Millî değerlere önem veren dizileri beğeniyorum. Ancak bazılarında kullanılan dili yadırgadığımı ifade etmeliyim. Esas kızdığım nokta küçük çocuklara hitap şekli. Örneğin Savaşçı'da bu tip laflar fazlaca kullanılıyor. Dizinin önemli karakterlerinden Yüzbaşı Yörük Haydar'ın çocuklara seslenişi en hafifinden ulan. Minicik birine bile "hıyarağası" diyebiliyor. Bunları ayıklamakta yarar var.

Size TRT'nin 1965 yılından bir örnek vereceğim. TRT Genel Müdürü Musa Öğün'ün ilk icraatlarından biri ünlü spor spikeri Necati Karakaya'ya ceza vermek oldu. Sebep ise, bir röportaj sırasında konuştuğu gençlere "sen" demesi idi. Öğün Paşa, Karakaya'yı çağırıp "6 ay ekran yasağı koyduğunu" tebliğ etti. "Bundan sonra kim olursa olsun herkese siz diyeceksin" diye de uyardı.

***

Yamalı bohça

O Ses Türkiye'yi daha önce de belirttiğim gibi komedi unsuru olarak izliyorum. Çünkü yarışma demeye bin şahit yetmez. Yıllar öncesine gidiliyor. Peşinden "unutulmayanlar" denen bölüm veriliyor. Bir gün öncesinden tekrarlar başlıyor. Sonunda da "aynı günün ilk beşi" izlettiriliyor. Anlaşılan Acun Ilıcalı'nın yurt dışı gezileri artınca kalanlar ne yapacağını şaşırdı. "Sağ kol", Esat Yontunç'a da evliliğin yaramadığı anlaşıldı.

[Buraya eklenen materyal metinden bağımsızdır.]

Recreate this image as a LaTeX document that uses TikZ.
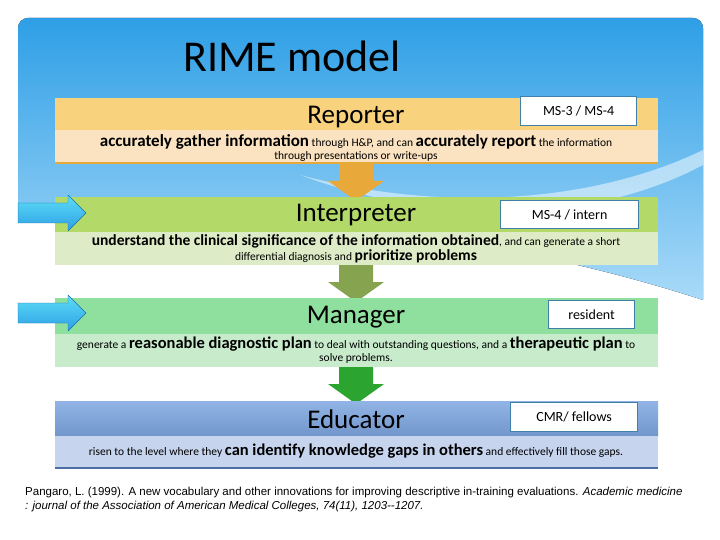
\documentclass[tikz,border=0pt]{standalone}
\usepackage{fontspec}
\setmainfont{Carlito}
\newfontfamily\arialf{Liberation Sans}
\definecolor{skyA}{HTML}{2E9FE6}
\definecolor{skyB}{HTML}{A9DAF8}
\definecolor{repT}{HTML}{F9D27E}
\definecolor{repB}{HTML}{FBE3C1}
\definecolor{repL}{HTML}{E9A93A}
\definecolor{intT}{HTML}{B3DA69}
\definecolor{intB}{HTML}{DDEBC6}
\definecolor{manT}{HTML}{8FDF9F}
\definecolor{manB}{HTML}{C8EBCC}
\definecolor{eduT}{HTML}{7EA7E1}
\definecolor{eduB}{HTML}{C6D4EE}
\definecolor{eduL}{HTML}{4A6FA5}
\definecolor{boxL}{HTML}{3F7FA8}
\tikzset{
 tag/.style={draw=boxL,line width=1.2pt,fill=white,anchor=north west,align=left,font=\fontsize{14}{14}\selectfont,inner xsep=5pt,inner ysep=6pt,text depth=0pt},
 ttl/.style={font=\fontsize{27}{27}\selectfont},
 desc/.style={align=center,font=\fontsize{11.5}{13.5}\selectfont},
 side/.style={top color=cyan!50!skyA!70,bottom color=skyA,draw=skyA!70!black,line width=0.4pt}
}
\newcommand{\dnarrow}[3]{% x, top y, color
 \fill[#3] (#1-17,#2) -- (#1+17,#2) -- (#1+17,#2+17) -- (#1+28,#2+17) -- (#1,#2+37) -- (#1-28,#2+17) -- (#1-17,#2+17) -- cycle;}
\newcommand{\sidearrow}[1]{% center y
 \draw[side] (18,#1-10) -- (68,#1-10) -- (68,#1-18) -- (86,#1) -- (68,#1+18) -- (68,#1+10) -- (18,#1+10) -- cycle;}
\begin{document}
\begin{tikzpicture}[x=1pt,y=-1pt]
\useasboundingbox (0,0) rectangle (720,540);
\fill[white] (0,0) rectangle (720,540);
% sky background
\fill[top color=skyA,bottom color=skyB,rounded corners=10pt] (18,215) -- (18,18) -- (703,18) -- (703,300) [sharp corners] -- (703,300) .. controls (550,250) and (300,200) .. (18,215) -- cycle;
\fill[white,opacity=0.5] (300,175) .. controls (450,215) and (600,200) .. (703,150) -- (703,165) .. controls (600,220) and (450,230) .. (300,175);
\node (title) at (292,56) {\fontsize{44}{44}\selectfont RIME model};
% Reporter
\fill[repT] (55,98) rectangle (658,130);
\fill[repB] (55,130) rectangle (658,162);
\draw[repL,line width=2pt] (55,163) -- (658,163);
\node[ttl] (rep) at (356,117) {Reporter};
\node[tag,minimum width=116pt,minimum height=29pt] (t1) at (520,96) {MS-3 / MS-4};
\node[desc] (d1) at (356,148) {{\fontsize{17}{17}\selectfont\bfseries accurately gather information} through H\&P, and can {\fontsize{17}{17}\selectfont\bfseries accurately report} the information\\through presentations or write-ups};
\dnarrow{356}{164}{repL}
% Interpreter
\fill[intT] (55,197) rectangle (658,232);
\fill[intB] (55,232) rectangle (658,265);
\node[ttl] (int) at (356,215) {Interpreter};
\node[tag,minimum width=138pt,minimum height=28pt] (t2) at (500,200) {MS-4 / intern};
\node[desc] (d2) at (356,249) {{\fontsize{15.5}{15.5}\selectfont\bfseries understand the clinical significance of the information obtained}, and can generate a short\\differential diagnosis and {\fontsize{15.5}{15.5}\selectfont\bfseries prioritize problems}};
\dnarrow{356}{265}{intT!75!black}
% Manager
\fill[manT] (55,298) rectangle (658,334);
\fill[manB] (55,334) rectangle (658,367);
\node[ttl] (man) at (356,317) {Manager};
\node[tag,minimum width=86pt,minimum height=28pt] (t3) at (548,300) {resident};
\node[desc] (d3) at (356,350) {generate a {\fontsize{16.5}{16.5}\selectfont\bfseries reasonable diagnostic plan} to deal with outstanding questions, and a {\fontsize{16.5}{16.5}\selectfont\bfseries therapeutic plan} to\\solve problems.};
\dnarrow{356}{367}{green!55!black!70!manT}
% Educator
\fill[top color=eduT!85,bottom color=eduT!90!black] (55,401) rectangle (658,436);
\fill[eduB] (55,436) rectangle (658,467);
\draw[eduL,line width=1.5pt] (55,468) -- (658,468);
\node[ttl] (edu) at (356,419) {Educator};
\node[tag,minimum width=127pt,minimum height=29pt] (t4) at (510,402) {CMR/ fellows};
\node[desc] (d4) at (356,451) {risen to the level where they {\fontsize{16.5}{16.5}\selectfont\bfseries can identify knowledge gaps in others} and effectively fill those gaps.};
% side arrows
\sidearrow{213}
\sidearrow{313}
% citation
\node[anchor=north west,align=left,font=\arialf\fontsize{11.5}{14}\selectfont,inner sep=0] (cit) at (25,487) {Pangaro, L. (1999). A new vocabulary and other innovations for improving descriptive in-training evaluations. \textit{Academic medicine}\\\textit{: journal of the Association of American Medical Colleges, 74(11), 1203--1207.}};
\end{tikzpicture}
\end{document}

İki sene önce kimsenin dönmediği Baran adlı genç bu defa dört jüri üyesine tur attırdı. İlk kez katıldığında söylediği bestenin TSM olduğunu anlattı. Hem de "Kimseye etmem şikayet, ağlarım ben halime"yi söylemişti. Aynı yayın bandı da ekrana getirildi. Şunu anladım ki jüridekilerin tamamı TSM karşıtı. Yıllar geçiyor, kafalar değişmiyor.

...

HER ŞEY VAR: Akşam Sefası'nda Türk müziğinin her türlüsünü görüyoruz. Avni Anıl bestelerini de, Erhan Parlat'ın "Ah aşk"ını da dinliyorsunuz. Bu arada Ayşe Ekiz'in sunuculuğunu beğendiğimi vurgulamalıyım. Yapım-yönetimi üstlenen Muhsin Yıldırım'ı kutlamayı unutmuyorum.